Does it sometimes feel like we've stepped into a never-ending science fiction movie or an episode of Star Trek? Here we are barely four years into the new millennium and the last century is already history.
Our ancient television sets are being thrown out and replaced by flat -screen plasma TVs. The latest mobile phones being turned out in Korea will soon incorporate MP3 music systems along with cameras. Video conferencing? That trick from the sci-fi movies is now old hat.
Earlier this week, the first privately financed manned space flight briefly left the Earth's atmosphere. The project, funded by Microsoft co-founder Paul Allen, is an attempt to make commercial space travel a reality. We won't yet be heading off for a quick once round the world but Allen's moves will surely make this possible in the not too distant future.
At times it seems that a cascading effect is at work and change is coming at an ever-faster pace. Last week Steve Jobs introduced his iTunes in Europe after surmounting a host of technological glitches.
A host of rivals are already hot on his trail but Jobs has opened an extraordinary way forward that is likely to transform the music industry beyond recognition.
The 99-cent per song iTunes has turned into a technological chart-topper in the United States and it is likely to be the ultimate replacement for vinyl, cassettes, CDs and DVDs, in the not too distant future.
Or, look at what email companies like Yahoo and others are suddenly promising us. From 2MB of storage space email users around the world are being promised a giant 100MB to keep their messages.

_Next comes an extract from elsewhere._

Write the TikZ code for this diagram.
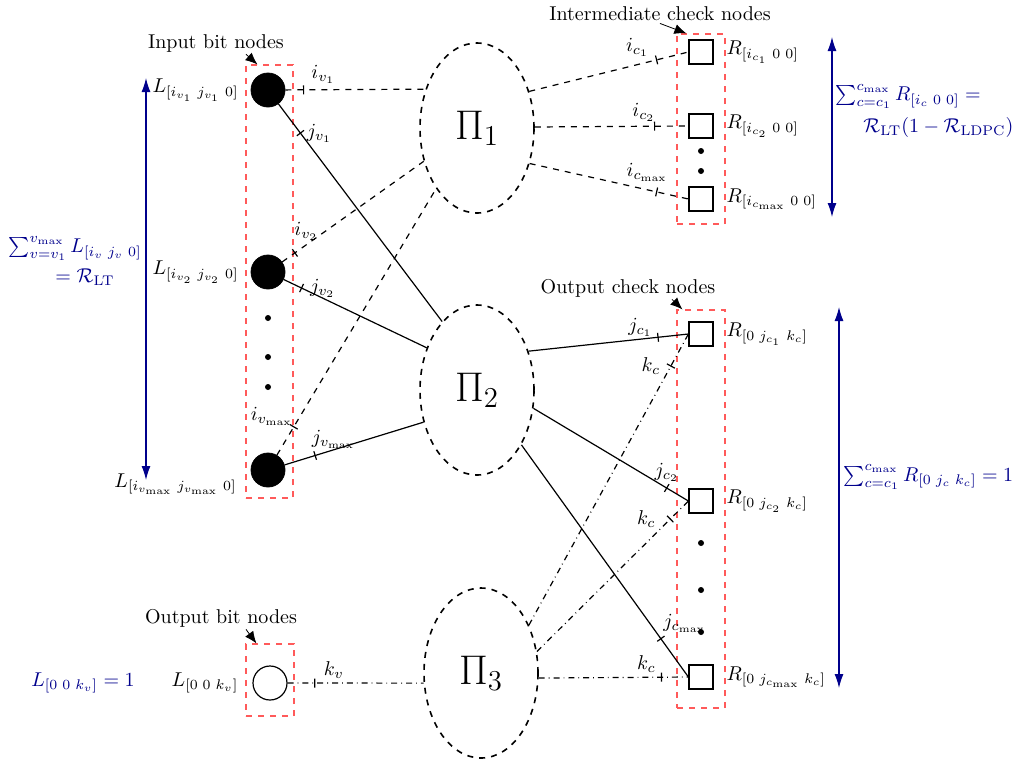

What difference will this make? Nobody is quite sure but the nature of communication could undergo a quantum change -- if users can figure out what to do with all that space. Will they send more digital photographs and other space-consuming messages that couldn't have been sent before?
This is all a far cry from the world we grew up in. John Logie Baird, who invented the television, might not recognise the new creations that are being churned out by factories in South Korea and Japan (forget about high-definition TV, next on the cards is ultra-high definition TV). And, Alexander Graham Bell would certainly be baffled by the choice at his fingertips if he was presented a mobile phone.
What's different about the scientific gadgets and developments emerging from today's hi-tech labs? British columnist Matthew Parris once made the point that 20th century wonders like the automobile are still recognisably the same product that came trundling out of the Ford assembly line.
A Charles Rolls or Henry Royce, if transplanted to our era, could presumably slide into the driver's seat and hit the road in the newest BMW-made Rolls-Royce Phantom without too much difficulty. The steering wheel is still in the same place and so are the accelerator and brake pedals.
But now we are moving into an entirely different paradigm when we are leaving sci-fi behind. That's starting to change the world in ways we can barely recognise yet. As a result it's almost tough to see a decade ahead. Will we live in a Bluetooth world without wires or will we live in a world where "hotspots" make connectivity effortless?
A world of non-stop change is, of course, sheer hell for the scientists and businessmen who never know when obsolescence will hit -- and which direction it's coming from. The fax machine was a change in communication systems of extraordinary proportions but it was quickly overtaken by email. And, who would have dreamt that the mobile phone would aspire to take the place of cameras, videocameras, TVs and even music systems.Try and imagine if the Gutenberg press had been invented at around the same time as the Industrial Revolution was changing life in other ways. Combine the printed word with the steam engine. What's happening in our era is probably more powerful than all that put together and we can only watch and marvel as history unfolds before our eyes.